Work to complete:
How many of the lines below include "chart"? Give the number and no other words.

Information shown:
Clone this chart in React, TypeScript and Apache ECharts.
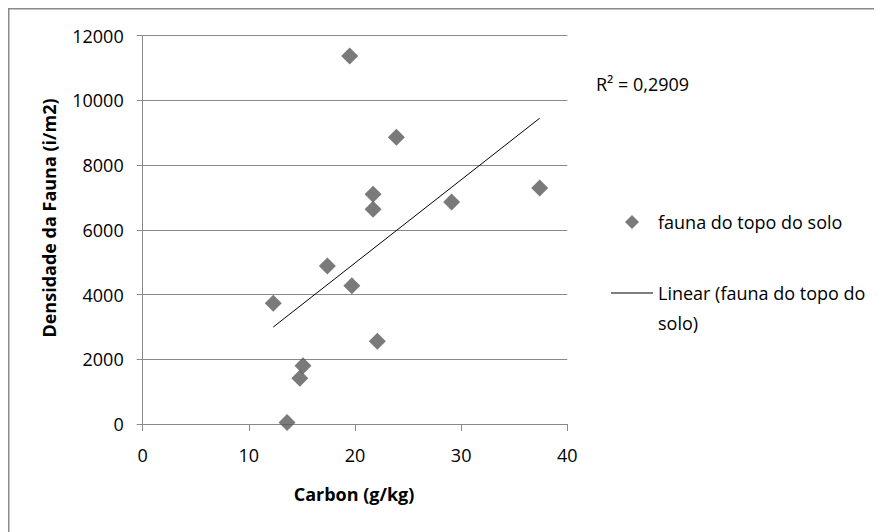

---

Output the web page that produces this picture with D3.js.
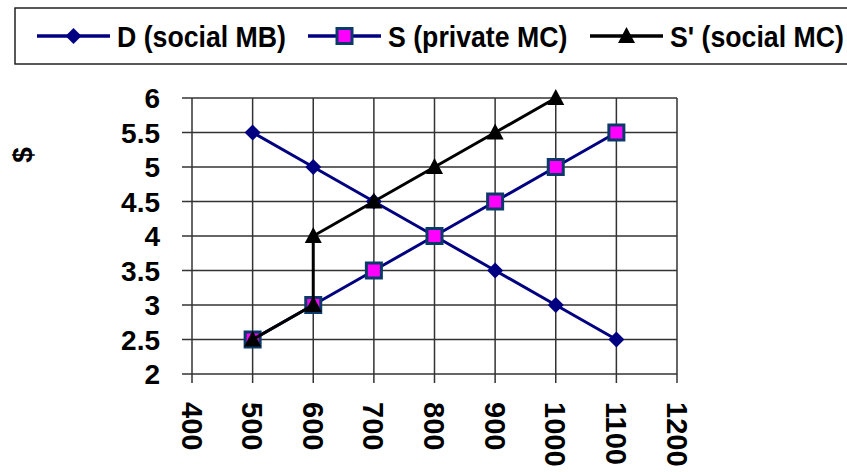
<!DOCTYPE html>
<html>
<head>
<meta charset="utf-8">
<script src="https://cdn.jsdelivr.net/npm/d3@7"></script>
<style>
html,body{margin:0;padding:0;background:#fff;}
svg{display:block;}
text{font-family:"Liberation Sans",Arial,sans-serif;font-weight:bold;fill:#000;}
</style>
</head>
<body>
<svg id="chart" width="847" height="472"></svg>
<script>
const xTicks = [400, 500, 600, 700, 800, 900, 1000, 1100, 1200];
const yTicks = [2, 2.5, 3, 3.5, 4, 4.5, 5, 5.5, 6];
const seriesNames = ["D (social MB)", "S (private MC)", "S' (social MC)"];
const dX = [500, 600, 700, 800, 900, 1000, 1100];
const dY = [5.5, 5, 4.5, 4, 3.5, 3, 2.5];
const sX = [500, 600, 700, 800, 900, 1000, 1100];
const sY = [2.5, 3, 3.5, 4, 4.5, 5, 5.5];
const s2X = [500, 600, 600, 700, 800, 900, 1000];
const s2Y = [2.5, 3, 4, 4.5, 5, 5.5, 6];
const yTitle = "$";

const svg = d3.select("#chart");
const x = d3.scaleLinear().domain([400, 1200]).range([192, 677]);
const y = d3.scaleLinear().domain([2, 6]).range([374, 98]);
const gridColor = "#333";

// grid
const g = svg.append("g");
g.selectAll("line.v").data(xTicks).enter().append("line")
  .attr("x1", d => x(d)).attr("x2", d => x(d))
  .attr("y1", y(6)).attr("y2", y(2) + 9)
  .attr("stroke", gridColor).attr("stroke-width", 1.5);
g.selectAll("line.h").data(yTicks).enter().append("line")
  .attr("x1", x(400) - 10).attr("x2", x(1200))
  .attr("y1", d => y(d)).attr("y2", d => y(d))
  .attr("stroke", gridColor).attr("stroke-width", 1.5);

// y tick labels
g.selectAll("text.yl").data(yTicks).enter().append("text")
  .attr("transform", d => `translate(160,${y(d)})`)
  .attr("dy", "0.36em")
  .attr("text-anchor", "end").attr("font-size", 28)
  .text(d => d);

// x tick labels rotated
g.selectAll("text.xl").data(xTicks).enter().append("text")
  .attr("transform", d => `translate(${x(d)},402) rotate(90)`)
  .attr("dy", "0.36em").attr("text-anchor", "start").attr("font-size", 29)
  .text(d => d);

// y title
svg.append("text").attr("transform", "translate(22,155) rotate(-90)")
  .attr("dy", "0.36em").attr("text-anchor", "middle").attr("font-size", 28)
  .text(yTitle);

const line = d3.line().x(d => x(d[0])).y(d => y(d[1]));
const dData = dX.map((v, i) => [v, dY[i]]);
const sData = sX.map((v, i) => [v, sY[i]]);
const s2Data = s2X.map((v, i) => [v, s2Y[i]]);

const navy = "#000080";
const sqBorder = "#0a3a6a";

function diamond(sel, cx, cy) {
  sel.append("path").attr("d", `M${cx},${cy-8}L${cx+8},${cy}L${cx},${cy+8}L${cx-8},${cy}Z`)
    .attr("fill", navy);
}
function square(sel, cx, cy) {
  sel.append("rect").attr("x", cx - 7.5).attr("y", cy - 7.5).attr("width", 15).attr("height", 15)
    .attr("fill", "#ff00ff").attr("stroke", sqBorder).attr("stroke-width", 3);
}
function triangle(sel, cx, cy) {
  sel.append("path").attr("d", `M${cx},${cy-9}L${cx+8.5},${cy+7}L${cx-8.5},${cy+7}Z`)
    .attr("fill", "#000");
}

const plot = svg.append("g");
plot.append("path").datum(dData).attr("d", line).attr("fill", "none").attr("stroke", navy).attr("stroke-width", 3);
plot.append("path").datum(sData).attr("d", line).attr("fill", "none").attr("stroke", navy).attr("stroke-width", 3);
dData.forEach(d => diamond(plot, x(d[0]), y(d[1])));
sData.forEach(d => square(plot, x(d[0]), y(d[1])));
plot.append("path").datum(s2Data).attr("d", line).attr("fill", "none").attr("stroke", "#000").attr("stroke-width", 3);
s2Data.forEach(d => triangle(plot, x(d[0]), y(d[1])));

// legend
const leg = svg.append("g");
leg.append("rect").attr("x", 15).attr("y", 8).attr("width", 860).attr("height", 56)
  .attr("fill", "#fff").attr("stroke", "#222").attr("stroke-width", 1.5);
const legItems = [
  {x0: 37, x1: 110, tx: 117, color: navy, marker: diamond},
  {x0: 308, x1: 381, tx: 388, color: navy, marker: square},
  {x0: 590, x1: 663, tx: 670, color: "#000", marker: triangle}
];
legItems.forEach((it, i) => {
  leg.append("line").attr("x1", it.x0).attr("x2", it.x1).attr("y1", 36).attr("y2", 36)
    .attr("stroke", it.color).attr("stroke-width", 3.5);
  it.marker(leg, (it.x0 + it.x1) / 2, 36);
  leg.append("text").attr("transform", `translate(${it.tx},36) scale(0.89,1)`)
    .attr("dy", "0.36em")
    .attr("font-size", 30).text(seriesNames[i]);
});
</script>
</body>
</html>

Result of this task:
3